Structured systems change the economics completely

The more important insight from the Reflex benchmark is not really about tokens or inference cost. It is about representation.

When work is exposed through APIs and explicit workflow state, the AI no longer needs to infer reality from pixels.

Instead of visually inspecting a matter dashboard, the system can query:

{
  "matter_id": "MAT-2041",
  "status": "Awaiting Partner Review",
  "pending_reviews": 3,
  "risk_level": "High",
  "client_visibility": true,
  "execution_gate": "Approval Required"
}

That shift changes almost everything, as latency drops because the model is no longer re-parsing interfaces, so cost drops because the context becomes compact and machine-readable.

Reliability improves because hidden workflow information becomes directly accessible. Auditability improves because actions can be tied to workflow events rather than reconstructed from screenshots and prompt logs.

Most importantly, governance becomes enforceable.

This is where orchestration actually matters

A lot of legal AI products still position orchestration as which model should handle this task?

That framing is far too narrow, because real orchestration is about coordinating:

workflow visibility
permissions
routing
review requirements
execution gates
evidence capture
cost controls
escalation logic
matter context
external system access
policy enforcement

The model becomes one component inside a wider operational system.

A legal AI platform should not behave like a human clicking around software. It should behave like infrastructure coordinating legal work intentionally. That distinction is important because the risk profile changes completely once outputs become operational.

Generating a summary is relatively low risk.

Triggering a filing, updating a clause position, notifying a regulator or sending advice to a client are operational acts. Those require reliable workflow context, policy checks and clear accountability.

That becomes difficult when the system itself only understands the environment through screenshots and cursor movements.

Computer use still matters, but mostly as a bridge

This does not mean computer-use agents are useless, they are extremely valuable where structured access does not exist (and maybe never will).
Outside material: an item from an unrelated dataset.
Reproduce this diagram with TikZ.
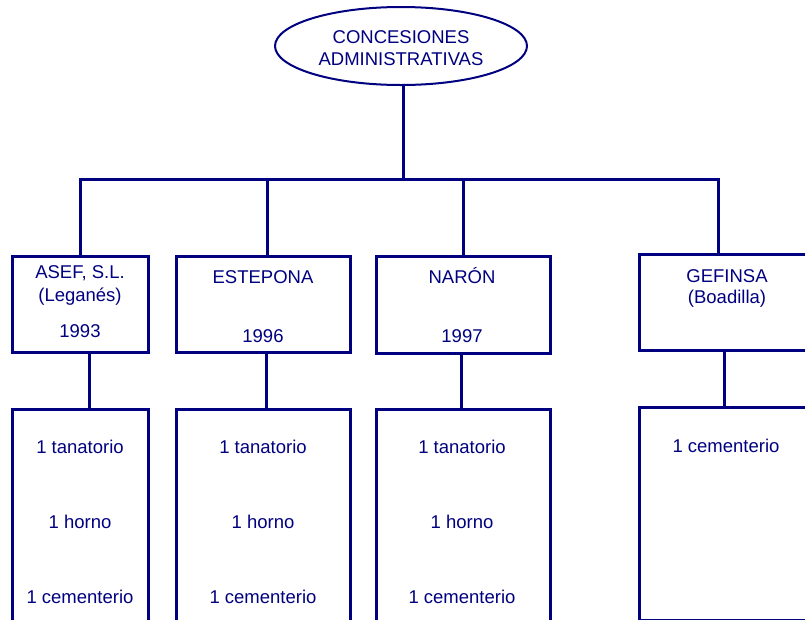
\documentclass[tikz,border=0pt]{standalone}
\usepackage{fontspec}
\setmainfont{Liberation Sans}
\usetikzlibrary{shapes.geometric}
\definecolor{navy}{RGB}{0,0,128}
\begin{document}
\begin{tikzpicture}[x=1pt,y=-1pt,
  conn/.style={draw=navy, line width=3pt},
  box/.style={draw=navy, line width=3pt, rectangle, inner sep=0pt},
  oval/.style={draw=navy, line width=2pt, ellipse, inner sep=0pt},
  lbl/.style={text=navy, font=\fontsize{18.5}{21}\selectfont, inner sep=0pt, anchor=base}]
\useasboundingbox (0,0) rectangle (805,619);
\clip (0,0) rectangle (805,619);
\fill[white] (0,0) rectangle (805,619);

% top ellipse
\node[oval, minimum width=252pt, minimum height=78pt] (top) at (401,46) {};
\node[lbl] (t1) at (401,43) {CONCESIONES};
\node[lbl] (t2) at (401,65) {ADMINISTRATIVAS};

% upper boxes
\node[box, minimum width=136pt, minimum height=96pt] (asef) at (80,304) {};
\node[box, minimum width=174pt, minimum height=96pt] (estepona) at (263,304) {};
\node[box, minimum width=174pt, minimum height=97pt] (naron) at (463,304.5) {};
\node[box, minimum width=240pt, minimum height=96pt] (gefinsa) at (759,302) {};

\node[lbl] (a1) at (80,278) {ASEF, S.L.};
\node[lbl] (a2) at (80,301) {(Leganés)};
\node[lbl] (a3) at (80,337) {1993};
\node[lbl] (e1) at (263,283) {ESTEPONA};
\node[lbl] (e2) at (263,342) {1996};
\node[lbl] (n1) at (462,283) {NARÓN};
\node[lbl] (n2) at (462,342) {1997};
\node[lbl] (g1) at (727,282) {GEFINSA};
\node[lbl] (g2) at (727,303) {(Boadilla)};

% lower boxes
\node[box, minimum width=136pt, minimum height=260pt] (asefL) at (80,539) {};
\node[box, minimum width=174pt, minimum height=260pt] (esteponaL) at (263,539) {};
\node[box, minimum width=174pt, minimum height=260pt] (naronL) at (463,539) {};
\node[box, minimum width=240pt, minimum height=213pt] (gefinsaL) at (759,513.5) {};

\node[lbl] (al1) at (80,453) {1 tanatorio};
\node[lbl] (al2) at (80,528) {1 horno};
\node[lbl] (al3) at (80,603) {1 cementerio};
\node[lbl] (el1) at (263,453) {1 tanatorio};
\node[lbl] (el2) at (263,528) {1 horno};
\node[lbl] (el3) at (263,603) {1 cementerio};
\node[lbl] (nl1) at (462,453) {1 tanatorio};
\node[lbl] (nl2) at (462,528) {1 horno};
\node[lbl] (nl3) at (462,603) {1 cementerio};
\node[lbl] (gl1) at (726,452) {1 cementerio};

% connectors
\coordinate (hub) at (403,179);
\coordinate (busL) at (80,179);
\coordinate (busR) at (718,179);
\coordinate (d2) at (267,179);
\coordinate (d3) at (463,179);
\draw[conn] (hub |- top.south) -- (hub);
\draw[conn, line cap=rect] (busL) -- (busR);
\draw[conn] (busL) -- (asef.north);
\draw[conn] (d2) -- (d2 |- estepona.north);
\draw[conn] (d3) -- (d3 |- naron.north);
\draw[conn] (busR) -- (busR |- gefinsa.north);

\coordinate (b1) at (89,0);
\coordinate (b2) at (266,0);
\coordinate (b3) at (461,0);
\coordinate (b4) at (724,0);
\draw[conn] (b1 |- asef.south) -- (b1 |- asefL.north);
\draw[conn] (b2 |- estepona.south) -- (b2 |- esteponaL.north);
\draw[conn] (b3 |- naron.south) -- (b3 |- naronL.north);
\draw[conn] (b4 |- gefinsa.south) -- (b4 |- gefinsaL.north);
\end{tikzpicture}
\end{document}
Many firms still depend on legacy systems with no APIs, external regulatory portals, client-owned platforms and operational processes that cannot realistically be rebuilt overnight.

In those environments, computer use acts as a compatibility layer, as it allows automation to interact with systems that were never designed for machine coordination.

That is super useful, but once a workflow stabilises, firms tend to stop wanting the AI to rediscover the same process through screenshots every day.

The stable parts usually move toward APIs, direct integrations and explicit coordination layers because the operational overhead becomes too obvious to ignore.

One of the more interesting ideas is that AI agents are indirectly pushing organisations back towards disciplined software engineering practices.

You can already see why.

If systems expose:

structured APIs
accessible interfaces
deterministic workflows
strong metadata
clear permissions
documented operations
reliable workflow state

AI systems become dramatically cheaper, faster and more reliable to operate.

For years, many enterprise systems survived because people compensated operationally for inconsistent design and fragmented workflows, AI systems are far less forgiving (on your wallet and your governance).

Without the structure underneath, the AI layer becomes difficult to trust operationally.